Collect every line of the records below that contains the word "matplotlib".

● **Input records**
——
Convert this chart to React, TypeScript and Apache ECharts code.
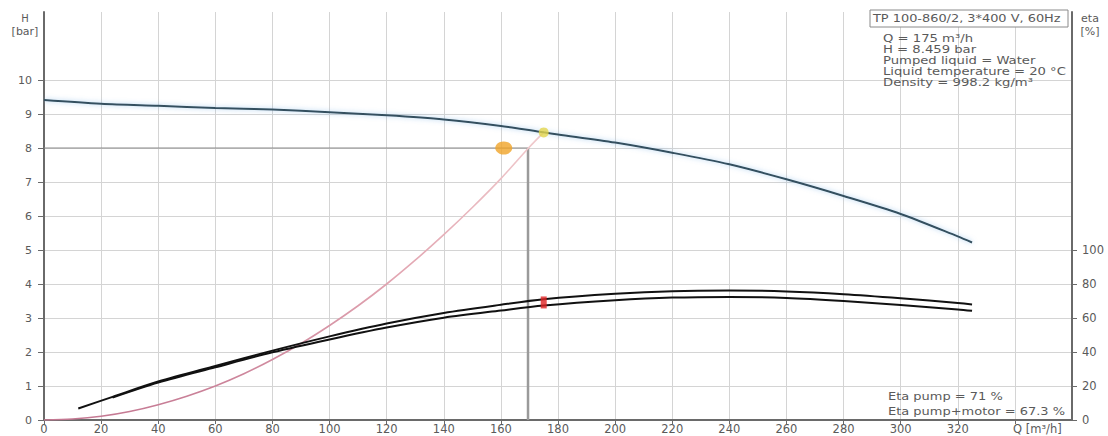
——
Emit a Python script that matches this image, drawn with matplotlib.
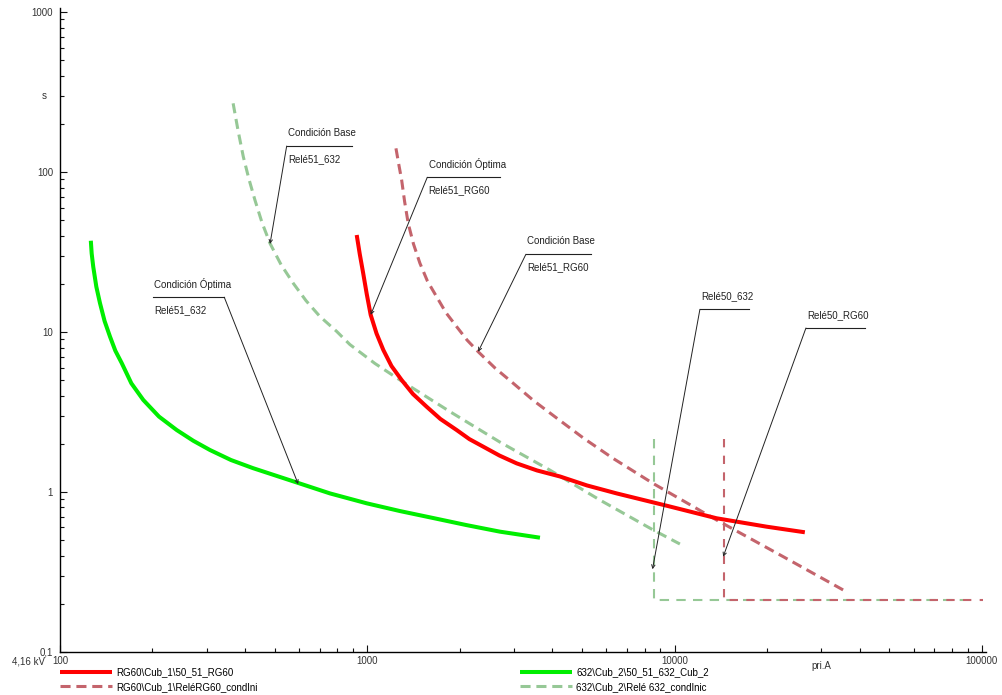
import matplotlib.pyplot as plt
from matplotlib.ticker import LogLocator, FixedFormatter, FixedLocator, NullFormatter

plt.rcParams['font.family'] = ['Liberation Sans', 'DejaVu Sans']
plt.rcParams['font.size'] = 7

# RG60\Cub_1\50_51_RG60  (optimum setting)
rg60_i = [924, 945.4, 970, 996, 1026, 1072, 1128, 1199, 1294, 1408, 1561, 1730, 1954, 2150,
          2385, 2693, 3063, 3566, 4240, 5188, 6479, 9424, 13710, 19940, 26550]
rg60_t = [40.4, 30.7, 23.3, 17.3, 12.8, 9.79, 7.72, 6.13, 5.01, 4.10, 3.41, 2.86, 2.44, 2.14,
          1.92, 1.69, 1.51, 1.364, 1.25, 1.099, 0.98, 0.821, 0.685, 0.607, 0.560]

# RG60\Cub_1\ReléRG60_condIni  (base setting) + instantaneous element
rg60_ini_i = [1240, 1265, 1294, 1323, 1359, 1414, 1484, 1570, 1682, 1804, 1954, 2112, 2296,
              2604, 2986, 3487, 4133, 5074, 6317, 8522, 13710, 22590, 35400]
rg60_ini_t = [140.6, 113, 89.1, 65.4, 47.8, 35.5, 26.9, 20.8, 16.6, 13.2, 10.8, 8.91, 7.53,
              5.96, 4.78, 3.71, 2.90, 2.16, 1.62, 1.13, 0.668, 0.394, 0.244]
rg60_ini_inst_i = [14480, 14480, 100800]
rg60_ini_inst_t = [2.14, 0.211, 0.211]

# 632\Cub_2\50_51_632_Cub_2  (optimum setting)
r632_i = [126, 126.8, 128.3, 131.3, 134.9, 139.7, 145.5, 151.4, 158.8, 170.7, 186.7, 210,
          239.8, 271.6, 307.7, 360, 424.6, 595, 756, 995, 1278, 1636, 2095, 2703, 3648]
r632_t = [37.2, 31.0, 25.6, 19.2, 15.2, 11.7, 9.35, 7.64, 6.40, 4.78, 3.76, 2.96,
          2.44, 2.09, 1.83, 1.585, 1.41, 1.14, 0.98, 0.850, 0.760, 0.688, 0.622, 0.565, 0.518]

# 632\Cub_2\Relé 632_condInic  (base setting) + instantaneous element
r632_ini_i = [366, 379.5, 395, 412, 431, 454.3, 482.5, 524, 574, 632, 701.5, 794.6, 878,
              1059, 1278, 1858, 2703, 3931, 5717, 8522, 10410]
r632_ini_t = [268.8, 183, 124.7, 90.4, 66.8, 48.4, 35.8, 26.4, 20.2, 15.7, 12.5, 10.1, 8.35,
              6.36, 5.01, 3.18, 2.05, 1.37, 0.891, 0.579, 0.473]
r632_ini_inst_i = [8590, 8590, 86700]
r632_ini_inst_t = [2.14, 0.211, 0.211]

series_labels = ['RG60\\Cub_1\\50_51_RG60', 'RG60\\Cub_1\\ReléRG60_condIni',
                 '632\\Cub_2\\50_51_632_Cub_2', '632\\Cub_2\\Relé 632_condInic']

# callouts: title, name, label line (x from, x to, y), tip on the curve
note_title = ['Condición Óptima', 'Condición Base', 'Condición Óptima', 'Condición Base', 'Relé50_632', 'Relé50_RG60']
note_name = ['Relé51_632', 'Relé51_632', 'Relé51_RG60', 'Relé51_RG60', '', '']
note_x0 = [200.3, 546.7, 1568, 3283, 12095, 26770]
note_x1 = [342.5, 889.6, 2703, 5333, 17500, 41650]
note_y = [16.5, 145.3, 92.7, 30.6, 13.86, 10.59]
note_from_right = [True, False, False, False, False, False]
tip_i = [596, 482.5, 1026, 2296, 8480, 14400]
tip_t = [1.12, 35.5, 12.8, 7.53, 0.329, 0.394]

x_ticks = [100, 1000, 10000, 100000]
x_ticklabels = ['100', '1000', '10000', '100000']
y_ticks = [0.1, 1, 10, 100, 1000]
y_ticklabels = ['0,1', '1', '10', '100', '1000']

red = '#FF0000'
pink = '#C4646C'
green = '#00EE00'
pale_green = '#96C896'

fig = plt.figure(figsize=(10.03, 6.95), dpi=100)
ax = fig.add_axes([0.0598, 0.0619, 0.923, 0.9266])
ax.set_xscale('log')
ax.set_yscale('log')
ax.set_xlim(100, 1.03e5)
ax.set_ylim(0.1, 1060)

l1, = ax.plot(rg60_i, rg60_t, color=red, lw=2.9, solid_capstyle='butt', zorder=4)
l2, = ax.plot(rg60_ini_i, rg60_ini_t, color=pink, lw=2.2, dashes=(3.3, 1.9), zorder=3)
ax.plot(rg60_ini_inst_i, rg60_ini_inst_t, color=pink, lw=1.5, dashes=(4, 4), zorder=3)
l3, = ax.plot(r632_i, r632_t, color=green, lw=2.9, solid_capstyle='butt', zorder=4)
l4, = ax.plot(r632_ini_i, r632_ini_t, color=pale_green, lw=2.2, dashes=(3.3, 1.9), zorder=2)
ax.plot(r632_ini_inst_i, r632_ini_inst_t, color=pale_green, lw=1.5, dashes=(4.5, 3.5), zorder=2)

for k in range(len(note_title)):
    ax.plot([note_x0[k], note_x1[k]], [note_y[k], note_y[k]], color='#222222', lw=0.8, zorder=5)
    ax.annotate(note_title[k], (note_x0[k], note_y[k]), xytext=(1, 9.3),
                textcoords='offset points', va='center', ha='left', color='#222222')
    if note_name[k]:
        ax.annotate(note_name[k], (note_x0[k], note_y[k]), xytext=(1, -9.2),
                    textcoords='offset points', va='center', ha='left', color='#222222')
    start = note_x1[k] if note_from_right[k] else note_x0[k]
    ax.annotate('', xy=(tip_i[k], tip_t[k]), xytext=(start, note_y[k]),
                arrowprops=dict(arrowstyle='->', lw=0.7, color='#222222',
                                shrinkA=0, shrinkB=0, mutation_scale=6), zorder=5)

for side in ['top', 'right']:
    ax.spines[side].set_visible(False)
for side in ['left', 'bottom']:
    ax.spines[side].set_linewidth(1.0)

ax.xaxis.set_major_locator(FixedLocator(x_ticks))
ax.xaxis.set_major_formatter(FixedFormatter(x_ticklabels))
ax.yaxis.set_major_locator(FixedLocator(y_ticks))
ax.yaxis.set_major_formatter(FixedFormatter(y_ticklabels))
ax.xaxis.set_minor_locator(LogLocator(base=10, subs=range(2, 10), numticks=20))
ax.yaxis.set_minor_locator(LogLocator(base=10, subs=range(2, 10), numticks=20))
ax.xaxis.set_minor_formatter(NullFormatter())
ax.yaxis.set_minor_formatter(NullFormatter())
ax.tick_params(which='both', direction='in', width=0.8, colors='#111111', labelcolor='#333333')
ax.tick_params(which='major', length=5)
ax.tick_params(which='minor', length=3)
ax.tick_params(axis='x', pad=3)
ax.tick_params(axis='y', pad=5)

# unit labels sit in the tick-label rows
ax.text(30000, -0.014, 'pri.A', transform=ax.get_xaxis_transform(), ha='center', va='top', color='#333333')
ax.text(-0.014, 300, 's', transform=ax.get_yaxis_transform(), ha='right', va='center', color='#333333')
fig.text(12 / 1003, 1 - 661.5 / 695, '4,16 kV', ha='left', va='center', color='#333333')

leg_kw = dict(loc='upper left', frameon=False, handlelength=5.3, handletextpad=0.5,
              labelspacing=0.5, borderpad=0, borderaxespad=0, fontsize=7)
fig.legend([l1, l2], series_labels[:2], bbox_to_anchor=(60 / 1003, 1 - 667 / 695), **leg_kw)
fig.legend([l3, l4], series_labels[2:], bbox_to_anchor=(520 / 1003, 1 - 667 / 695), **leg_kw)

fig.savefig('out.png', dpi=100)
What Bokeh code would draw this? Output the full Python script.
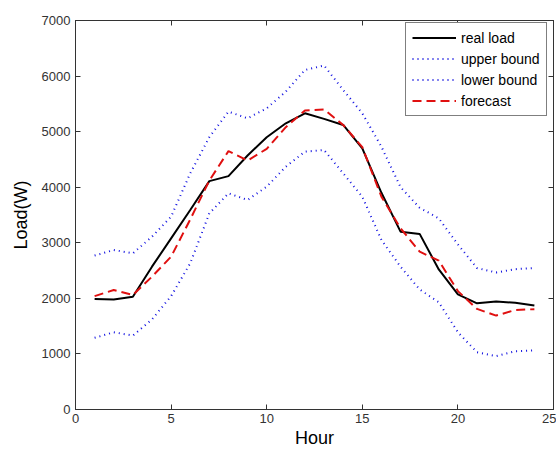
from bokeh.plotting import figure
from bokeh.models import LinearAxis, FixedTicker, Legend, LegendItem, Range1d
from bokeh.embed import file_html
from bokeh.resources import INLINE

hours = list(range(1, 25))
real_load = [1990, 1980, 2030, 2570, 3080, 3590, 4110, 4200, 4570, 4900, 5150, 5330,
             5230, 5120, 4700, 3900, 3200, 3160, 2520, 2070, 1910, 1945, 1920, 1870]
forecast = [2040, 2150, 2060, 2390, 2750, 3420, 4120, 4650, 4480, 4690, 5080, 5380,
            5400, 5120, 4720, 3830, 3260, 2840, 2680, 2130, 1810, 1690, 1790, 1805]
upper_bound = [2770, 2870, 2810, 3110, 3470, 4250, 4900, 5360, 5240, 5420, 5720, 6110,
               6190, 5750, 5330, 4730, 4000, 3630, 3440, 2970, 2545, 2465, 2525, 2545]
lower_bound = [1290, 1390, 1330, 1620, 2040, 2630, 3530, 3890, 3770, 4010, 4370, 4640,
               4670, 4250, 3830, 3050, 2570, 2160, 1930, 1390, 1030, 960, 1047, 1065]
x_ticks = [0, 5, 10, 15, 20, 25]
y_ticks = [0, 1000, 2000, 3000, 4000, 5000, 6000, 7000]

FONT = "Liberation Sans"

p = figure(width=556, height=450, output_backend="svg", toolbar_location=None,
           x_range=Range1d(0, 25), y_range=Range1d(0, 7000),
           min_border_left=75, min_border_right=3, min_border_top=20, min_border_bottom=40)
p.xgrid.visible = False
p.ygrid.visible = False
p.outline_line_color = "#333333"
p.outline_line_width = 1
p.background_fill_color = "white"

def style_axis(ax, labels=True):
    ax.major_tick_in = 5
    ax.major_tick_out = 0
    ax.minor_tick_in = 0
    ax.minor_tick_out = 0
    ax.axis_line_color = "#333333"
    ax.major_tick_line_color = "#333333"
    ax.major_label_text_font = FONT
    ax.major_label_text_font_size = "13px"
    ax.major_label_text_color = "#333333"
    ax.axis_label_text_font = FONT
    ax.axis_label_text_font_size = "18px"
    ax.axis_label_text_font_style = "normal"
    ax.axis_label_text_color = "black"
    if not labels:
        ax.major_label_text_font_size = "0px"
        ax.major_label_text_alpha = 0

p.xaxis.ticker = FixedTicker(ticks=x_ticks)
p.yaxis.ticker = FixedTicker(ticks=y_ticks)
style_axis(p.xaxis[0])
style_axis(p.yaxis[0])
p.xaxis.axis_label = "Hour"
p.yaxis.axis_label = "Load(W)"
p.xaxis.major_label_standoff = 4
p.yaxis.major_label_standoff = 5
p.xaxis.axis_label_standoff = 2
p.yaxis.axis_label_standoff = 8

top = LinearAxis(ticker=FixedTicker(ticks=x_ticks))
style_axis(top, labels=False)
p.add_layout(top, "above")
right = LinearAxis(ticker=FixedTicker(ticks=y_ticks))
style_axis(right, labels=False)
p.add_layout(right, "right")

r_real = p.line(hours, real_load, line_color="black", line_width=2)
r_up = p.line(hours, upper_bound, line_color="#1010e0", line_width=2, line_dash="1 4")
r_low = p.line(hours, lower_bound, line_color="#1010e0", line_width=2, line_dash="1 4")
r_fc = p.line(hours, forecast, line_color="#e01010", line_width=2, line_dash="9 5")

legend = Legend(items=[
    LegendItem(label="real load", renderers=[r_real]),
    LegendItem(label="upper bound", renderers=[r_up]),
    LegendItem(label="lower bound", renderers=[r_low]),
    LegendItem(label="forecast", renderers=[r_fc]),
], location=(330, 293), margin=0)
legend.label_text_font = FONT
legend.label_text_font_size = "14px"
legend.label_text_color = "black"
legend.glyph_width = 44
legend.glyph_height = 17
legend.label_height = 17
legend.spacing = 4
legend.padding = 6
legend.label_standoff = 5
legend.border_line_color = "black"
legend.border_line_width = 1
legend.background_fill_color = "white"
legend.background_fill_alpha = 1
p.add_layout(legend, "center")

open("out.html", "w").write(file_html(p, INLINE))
——
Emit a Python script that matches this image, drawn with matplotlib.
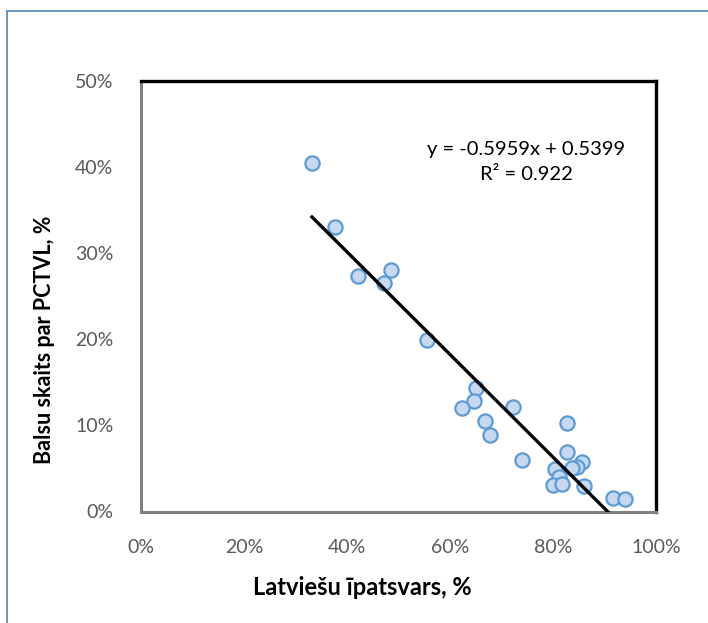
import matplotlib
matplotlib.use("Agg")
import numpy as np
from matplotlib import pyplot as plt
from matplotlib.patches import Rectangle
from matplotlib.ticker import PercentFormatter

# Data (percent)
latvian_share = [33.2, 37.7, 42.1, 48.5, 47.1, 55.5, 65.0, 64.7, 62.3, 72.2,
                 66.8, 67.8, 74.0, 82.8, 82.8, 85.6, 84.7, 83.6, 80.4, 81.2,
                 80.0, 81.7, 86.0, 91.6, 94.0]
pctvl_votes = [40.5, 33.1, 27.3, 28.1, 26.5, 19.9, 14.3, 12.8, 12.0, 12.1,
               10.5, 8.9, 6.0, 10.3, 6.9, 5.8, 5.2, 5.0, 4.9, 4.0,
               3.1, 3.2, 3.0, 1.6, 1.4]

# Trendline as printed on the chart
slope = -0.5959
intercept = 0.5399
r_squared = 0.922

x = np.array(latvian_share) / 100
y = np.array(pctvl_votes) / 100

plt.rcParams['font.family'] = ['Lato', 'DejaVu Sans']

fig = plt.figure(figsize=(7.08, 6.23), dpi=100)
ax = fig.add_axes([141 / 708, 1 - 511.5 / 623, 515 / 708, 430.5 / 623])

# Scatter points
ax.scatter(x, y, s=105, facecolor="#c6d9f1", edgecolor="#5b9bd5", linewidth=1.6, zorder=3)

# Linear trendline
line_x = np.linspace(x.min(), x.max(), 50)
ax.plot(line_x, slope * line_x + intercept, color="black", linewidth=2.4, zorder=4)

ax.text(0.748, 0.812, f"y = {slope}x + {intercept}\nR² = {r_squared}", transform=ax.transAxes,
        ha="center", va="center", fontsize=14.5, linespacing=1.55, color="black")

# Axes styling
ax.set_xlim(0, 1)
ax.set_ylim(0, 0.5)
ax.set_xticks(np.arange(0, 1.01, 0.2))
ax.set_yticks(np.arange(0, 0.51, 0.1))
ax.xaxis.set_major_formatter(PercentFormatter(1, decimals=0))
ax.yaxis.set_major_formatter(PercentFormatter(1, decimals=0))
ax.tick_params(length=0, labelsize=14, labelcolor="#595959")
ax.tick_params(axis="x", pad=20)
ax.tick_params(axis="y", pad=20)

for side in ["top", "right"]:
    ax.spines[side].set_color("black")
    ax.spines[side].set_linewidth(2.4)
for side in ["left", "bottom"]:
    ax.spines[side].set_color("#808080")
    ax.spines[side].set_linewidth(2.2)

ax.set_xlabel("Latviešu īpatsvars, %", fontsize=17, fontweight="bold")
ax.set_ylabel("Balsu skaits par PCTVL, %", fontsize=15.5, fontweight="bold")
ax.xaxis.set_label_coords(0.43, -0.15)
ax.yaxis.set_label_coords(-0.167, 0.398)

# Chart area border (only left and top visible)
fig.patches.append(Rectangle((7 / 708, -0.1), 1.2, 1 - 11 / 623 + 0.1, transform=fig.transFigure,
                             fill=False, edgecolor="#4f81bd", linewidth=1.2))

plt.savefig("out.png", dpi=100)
——
● **Problem solution**
Emit a Python script that matches this image, drawn with matplotlib.
import matplotlib.pyplot as plt
from matplotlib.ticker import LogLocator, FixedFormatter, FixedLocator, NullFormatter
Emit a Python script that matches this image, drawn with matplotlib.
import matplotlib
matplotlib.use("Agg")
from matplotlib import pyplot as plt
from matplotlib.patches import Rectangle
from matplotlib.ticker import PercentFormatter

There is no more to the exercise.